1.1 Consumer survey results for the fourth quarter of 2009 show that take-up of digital television in UK households stood at 91.4%, up by 1.9 percentage points (pp) in the quarter and 2.6% year on year.

1.2 Consumers are continuing to convert additional sets in the home. As a result almost 69% of all secondary TV sets had been converted to digital by the end of Q4, up by around 8.5 percentage points in a year.

1.3 Taking these figures together, 79% of all TV sets had converted to digital television by the end of Q4 2009 (up 6.7 percentage points on a year ago). The remaining 21% of sets continue to receive analogue terrestrial broadcasts.

Other findings

1.4 Other findings in the fourth quarter of 2009 include:

  • Sales of DTT enabled equipment reached over 4.7 million units in Q4, the highest quarterly sales so far and up by 6% on Q4 2008. Integrated digital television sets (IDTVs) accounted for almost 74% of sales in the quarter (3.5 million units); with around 99% of TV sets sold now including an integrated digital decoder.
  • Freeview set-top boxes accounted for almost 1.2 million sales in the quarter, down 7% on the previous Q4. In 2009 almost 13.7 million DTT units (IDTVs and set-top-boxes) were sold, compared to 12.5 million in 2008, an increase of 9%.
  • The number of homes relying on DTT as their sole means of digital TV reception reached around 10.1 million according to survey results in Q4 2009. This was equivalent to almost 40% of all homes and up by around 1.6 percentage points on Q3 2009. Separately, Freeview also reported in December 2009 that it was the main digital TV service in 10 million homes.
  • Q4 sales data from BBC/ITV freesat show that unit sales had reached over 900,000 by the end of December, up from around 650,000 units in Q3. Over three quarters (80%) of freesat decoders sold supported HD services by Q4. According to our consumer research results for Q4, around 643,000 homes claimed to be using some form of free-to-view digital satellite device as their primary means of viewing on their main set.
  • In total, around 42% of households (10.8 million) received a free-to-view digital television service on their main set at the end of December; 39.6% had a non-pay DTT service and 2.5% had free-to-view satellite.
  • The Q4 survey also indicated that approaching 9.2 million or almost 36% of homes, received satellite pay TV services, up 1.1 percentage points year on year. BSkyB reported that it added 172,000 subscribers to its pay television service in the UK and Republic of Ireland during the fourth quarter; we estimate that around 150,000 of these were UK additions.
  • Research results for Q4 show that 12.4% of homes took cable television. Separately, Virgin Media reported net additions of over 34,000 TV subscribers, with its total TV customer base now over 3.7 million. Digital cable added around 57,000 subscribers in the quarter (when including conversions from analogue cable) and accounted for 98% of all cable television customers.
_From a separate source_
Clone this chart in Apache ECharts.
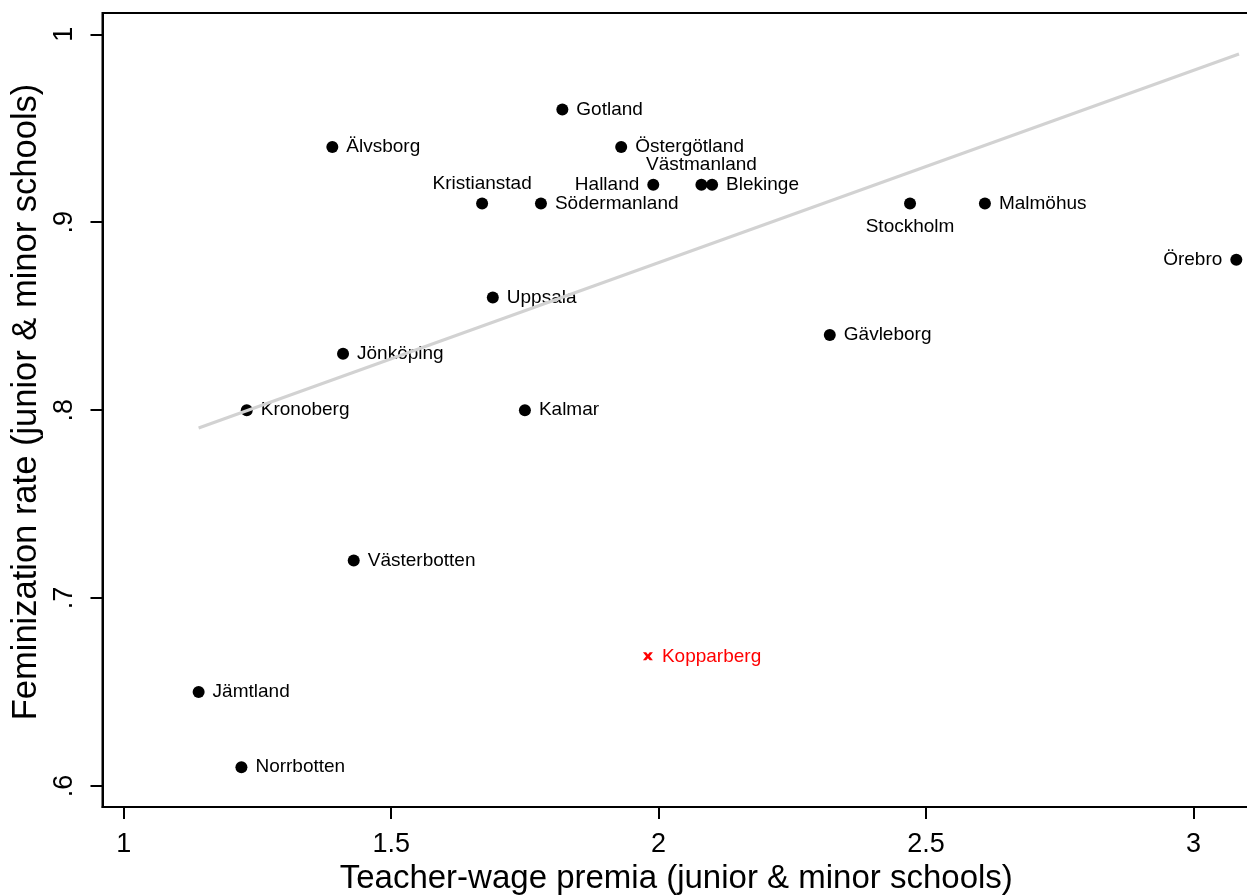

1.5 The following points to note on the platform shares in this report include:

  • In calculating platform totals, DTT-only homes are defined as those where DTT is the only multichannel television platform in the home (figures for homes which have DTT as well as another platform are included in Sections 2 and 3 of the report).
  • A household with either a satellite or cable subscription in addition to DTT equipment may often be recorded primarily as a satellite or cable home by survey respondents.